|Date:||Nov 21 – 23, 2022|
|Amenities:||30 amp, water|
|What we learned||Download All Trails maps prior to heading out on a trail walk|
|Would we go back?||Yes|
|Park website:||Dr Julian G Bruce St George Island State Park|
The drive to the park was easy. We are on the Forgotten Coast of Florida, which is not as developed as other areas of the state. This area is quiet, laid back, and not as crowded as what we are used to. This is the coastline of Florida from Mexico Beach on the Gulf of Mexico to St. Marks on Alpachee Bay. As you drive over the bridge to get to St George Island the houses are numerous and go all the way to the State Park border. If the state park was not there I am sure the houses would go all the way to the end of the island. Thank goodness for our state park system.
The campsite is 4 miles into the park and as you drive down the 2-lane road there are dunes on each side of the road. Our campsite was roomy and we did not have any neighbors on either side the first night. Birds were flying all through the campsite like crazy. The campground and bathrooms were clean but the hot water did not last very long for the shower. The wind and the cool weather kept the bugs at bay.
We hiked the nature trail/fitness trail as they have various workout stations every so often. There was a sign that explained how turpentine is harvested from pine trees. The bark was opened up and a steel v-shaped shim was inserted into the tree, which allowed the sap to flow out of the tree onto the v-shaped metal then a bucket was below and the turpentine went into the bucket. As you walk these trails and others in the state you can still see the shims in the trees or just the bark open. I always wondered why the pine trees had a split in them, now I know. Who said you cannot learn anything on a camping trip? The nature path connects to the East Slough Trail which you can get to from the main park road. The trail winds through the dunes and the slough. This is why you need to download the All Trails map prior to going on a hike as we were not sure where we were and how long the trail was.
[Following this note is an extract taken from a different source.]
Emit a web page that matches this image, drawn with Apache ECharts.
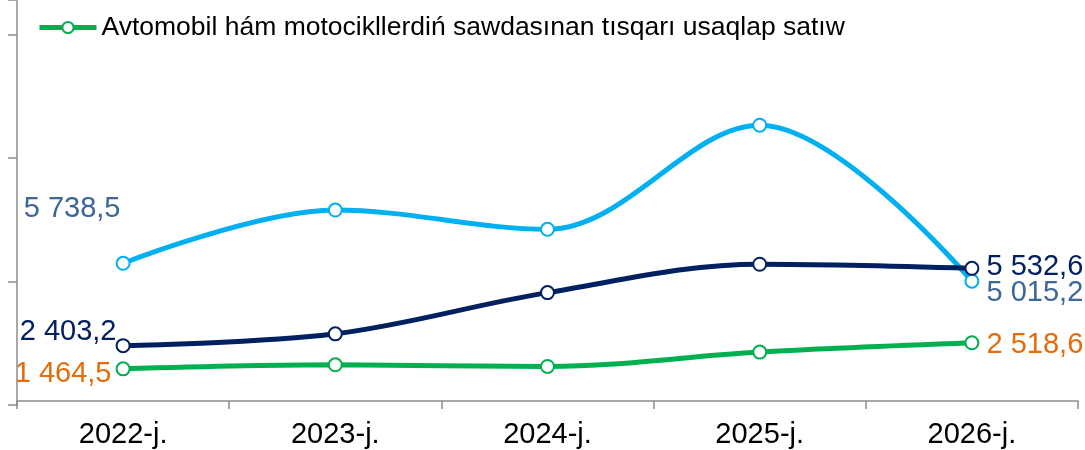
<!DOCTYPE html>
<html>
<head>
<meta charset="utf-8">
<script src="https://cdn.jsdelivr.net/npm/echarts@6/dist/echarts.min.js"></script>
<style>
  html, body { margin: 0; padding: 0; background: #fff; }
  #chart { width: 1085px; height: 450px; }
</style>
</head>
<body>
<div id="chart"></div>
<script>
var years = ['2022-j.', '2023-j.', '2024-j.', '2025-j.', '2026-j.'];
var blueValues = [5738.5, 7894, 7114, 11330, 5015.2];
var navyValues = [2403.2, 2882, 4551, 5699, 5532.6];
var greenValues = [1464.5, 1629, 1560, 2142, 2518.6];
var legendName = 'Avtomobil hám motocikllerdiń sawdasınan tısqarı usaqlap satıw';

var FONT = '"Liberation Sans", Arial, sans-serif';

// 5738.5 -> "5 738,5"
function fmt(v) {
  var parts = v.toFixed(1).split('.');
  return parts[0].replace(/\B(?=(\d{3})+(?!\d))/g, ' ') + ',' + parts[1];
}

// only first and last points get a label
function withLabels(values, color, firstOffset, lastOffset) {
  return values.map(function (v, i) {
    var item = { value: v };
    if (i === 0 || i === values.length - 1) {
      item.label = {
        show: true,
        position: 'inside',
        offset: i === 0 ? firstOffset : lastOffset,
        color: color,
        fontSize: 29,
        fontFamily: FONT,
        formatter: function (p) { return fmt(p.value); }
      };
    }
    return item;
  });
}

function lineSeries(name, color, data) {
  return {
    name: name,
    type: 'line',
    smooth: 0.35,
    symbol: 'emptyCircle',
    symbolSize: 13,
    showAllSymbol: true,
    lineStyle: { color: color, width: 5 },
    itemStyle: { color: color, borderColor: color, borderWidth: 2 },
    emphasis: { disabled: true },
    data: data
  };
}

var chart = echarts.init(document.getElementById('chart'));
chart.setOption({
  animation: false,
  textStyle: { fontFamily: FONT },
  grid: {
    left: 17,
    right: 7,
    top: 0,
    bottom: 45,
    containLabel: false
  },
  legend: {
    data: [legendName],
    left: 37,
    top: 14,
    padding: 0,
    itemWidth: 57,
    itemHeight: 14,
    itemGap: 5,
    lineStyle: { width: 5 },
    itemStyle: { borderWidth: 2 },
    textStyle: { color: '#000', fontSize: 26.5, fontFamily: FONT }
  },
  xAxis: {
    type: 'category',
    data: years,
    boundaryGap: true,
    offset: -4,
    axisLine: { onZero: false, lineStyle: { color: '#8c8c8c', width: 1.5 } },
    axisTick: { show: true, length: 8, lineStyle: { color: '#8c8c8c', width: 1.5 } },
    axisLabel: { color: '#000', fontSize: 29, fontFamily: FONT, margin: 19 },
    splitLine: { show: false }
  },
  yAxis: {
    type: 'value',
    min: 0,
    max: 16400,
    interval: 5000,
    axisLine: { show: true, lineStyle: { color: '#8c8c8c', width: 1.5 } },
    axisTick: { show: true, length: 9, lineStyle: { color: '#8c8c8c', width: 1.5 } },
    axisLabel: { show: false },
    splitLine: { show: false }
  },
  series: [
    lineSeries('Series blue', '#00b0f0', withLabels(blueValues, '#3b679a', [-51, -54], [63, 12])),
    lineSeries('Series navy', '#002060', withLabels(navyValues, '#002060', [-55, -14], [63, -1])),
    lineSeries(legendName, '#00b050', withLabels(greenValues, '#e46c0a', [-60, 5], [63, 2]))
  ]
});
</script>
</body>
</html>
About a 1/2 mile after you turn into the campground the main park road has a gate and you can no longer drive to the end of the island. No worries as we have our bikes so we rode past the gate and onto the trail. There is grating in the road but the dunes are taking back the road so at times the sand gets deep and we had to get off and walk our bikes. About 2 miles further down the road the old road appears but here as well the sand dunes are going over the road. We never did make it to the end of the island but the dunes and views of the bay on the north and the Gulf of Mexico on the south side of the road were beautiful. I watched 2 different pods of dolphins in the bay. One pod looked to be out feeding and the other was just playing around, spy hopping and tail slapping.
The beaches were clean and as it was cold and windy not many people were out walking or in the water. We sat down on a log to watch the water and a sanderling came up to us. I guess someone must have been feeding it.
Wildlife sightings: 2 Bald Eagles, Great Blue Heron, Short-tailed Hawk, Brown Pelicans, catbirds, cardinals, swallows, Carolina wrens, American Redstart, sanderling, butterflies, and about 10 dolphins.